Risks and uncertainties

The principal areas of risk to which the company might be exposed are illustrated in detail in the section Principal Risks and Uncertainties of the Directors’ Report on Operations - Volume A of the Annual Financial Report at December 31, 2011, to which the reader is referred for detailed discussion of these issues. A summary of these risks and uncertainties is provided as follows:

Strategic risks

These are closely tied to the Group’s objectives and consequent strategic choices. This category includes the risks stemming from evolution in the external context where the Group operates and the risks stemming from internal factors, such as financial risks, the risks connected with typical business processes and human resource/organisation risks. In 2012, 80 risk/opportunity events have been identified and assessed in reference to the strategic plan horizon. Thirty-three of these events are considered material in pursuit of Group strategies.

First and foremost among the most significant risk factors for 2012 is the business cycle. In line with the forecasts made by leading analysts, Pirelli expects an economic slowdown. In this regard, Pirelli has already prepared a Contingency Plan to respond as flexibly as possible to the changed context, should global macroeconomic conditions significantly deteriorate.

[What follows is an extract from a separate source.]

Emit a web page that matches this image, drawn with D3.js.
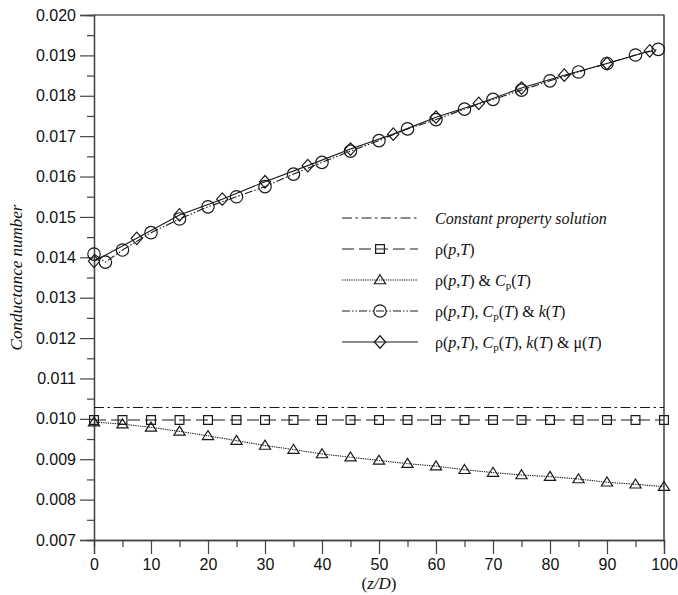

Pirelli implements a “local for local” strategy by setting up production sites in rapidly developing countries to serve local demand at competitive industrial and logistic costs.

The Pirelli Group adopts this strategy for its operations in countries such as Argentina, Brazil, Mexico, Russia, China, Egypt, Turkey and Venezuela, where the general political and economic context and tax systems might prove unstable in future. In order to adopt prompt (or even preventive, when possible) measures to mitigate the possible impact stemming from changes in the local context, the Group constantly monitors the evolution of political, earnings, financial and safety risks associated with the countries where it operates.

In regard to market risks, competition continues to stiffen in the markets where Pirelli operates, especially in Europe and Latin America. In response to this pressure and to protect its overall profitability, Pirelli will be able to adjust the commercial price/mix component and internal component to recover cost efficiency.

In 2012 natural rubber, synthetic rubber and petroleum based raw materials (especially chemicals and carbon black) will remain an uncertain factor in the Group’s cost structure, due to the sharp volatility witnessed over the past several months and their impact on the cost of finished products.

Cross business risks

The complexity of the information environment and of the system used, the distribution of activities worldwide and links between them may increase the level of risks connected with information and communication technology. The global scale of Group operations exposes it to a plethora of risks (stemming from natural events, malicious acts, malfunction of auxiliary plants or interruption in the supply of utilities) that might even cause an interruption in business activities for an indefinite period of time. For this reason, in 2011 Pirelli elaborated mitigation actions and laid the bases for realisation of business continuity plan for each of the 13 production sites analyses. In 2010 the Group finished mapping the principal risks connected with the ten most important information systems supporting core processes (production, purchasing, sales, and logistics). Specific measures for further upgrades to physical, logical and infrastructure safety measures were developed for the principal “vulnerabilities.” Their implementation was constantly monitored in 2011 by the Managerial Risk Committee. Implementation of the risk mitigation measures will be completed in 2012, and mapping of the risks facing other information systems (finance, human resources, etc.) will be undertaken.